Blossoming in the Wild

By Ailbhe Doyle

Applying my experience of settling into my Erasmus to the analogy of a seed’s journey, that becomes a blossoming flower, is a very fitting comparison. A seed’s journey mirrors the stages I went through in finding my feet, away from home.  

After spending the last seven months in a foreign country, I can only now begin to look back at the beginning and see the steps, both big and small, that I took to get to where I am now. When I look back now at day, week, and month one in the Czech Republic, I realise that I took so many small steps that were so important for my growth here. Things, as small as getting the tram in the right direction to asking new people to go for coffee, were equally important for my development during such a key journey in my life.

Seed dropped onto the foreign ground

I was landed into a country not knowing anyone else in September of 2021. I didn’t know the language or my way around, and the culture was completely alien. I felt extremely out of my depth, and although I never regretted my decision to take that leap to live and study abroad on my own, I found it really hard to find any enjoyment in it at the start…

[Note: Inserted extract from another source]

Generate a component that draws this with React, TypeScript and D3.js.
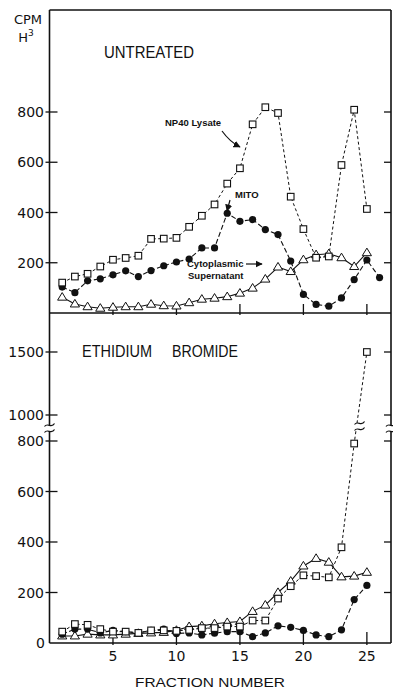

Seed accepts its situation and settles into the clay 

Once classes began in college and I began to meet people that could relate to what I was going through and who were just as lost as I was. This was such a relief to me and I gained a small amount of comfort knowing that it wasn’t just me…

Seed germinates in the right conditions 

Soon I began to make friends with many people from so many different cultures and backgrounds that it began to feed my desire to explore more and more, while I had the chance, and continue to expand my horizons…

Seed sprouts and reaches surface new light

I began exploring and travelling with my new friends and gaining new good experiences with them. Creating new lifelong memories and being exposed to so many new things made me feel like I was seeing what the world has to offer…

Seed grows roots to keep sprout grounded

Once I was travelling in places outside of Prague, coming back to Prague felt like coming back to where I knew, to the coffee shops and pubs that I knew. So in some way by leaving Prague, it was in returning that made me feel grounded and more confident that I knew what I was doing there. It confirmed my roots in the city…

Sprout absorbs light water and food begins to leaf and bud

After a few weeks of feeling more confident in Prague, and in my friendships, I began to embrace the city and what it had to offer. I was more open to the new culture I was surrounded by, and began to appreciate everyday things I hadn’t even noticed before. I took in a lot more and got involved in more of the city than I had done previously…

Plant begins to open up leaves and buds

After Christmas, I finally felt like I belonged here. I had amazing friends, we could do anything together and it would be fun. They had to leave as they were only here for one semester, which is something I’m still dealing with because I had to start all over again in my friendships. It is not the same as the beginning because I have a lot more knowledge than I did then. So my journey to full bloom has been stunted a small bit, but I will be back on track in no time for the last few months of this amazing experience…

The plant finally blossoms, in doing so the blossoming plant attracts bees and butterflies to it

I have yet to blossom in full, but the buds are slowly opening. I am still being fed new experiences, scenery, and people, so I will continue to develop in this city. By continuing on my journey here for the next four months, I know that by doing what I have been doing for the past seven months, I will flourish. I will explore many more places that I’ve never seen, and I will meet even more wonderful people. I now realise that every aspect of this journey has been a lesson worth learning, ones which I will carry with me. That is why I have so much hope for the last few months because whatever happens I know I will learn priceless life-lessons, and leave here, a flower.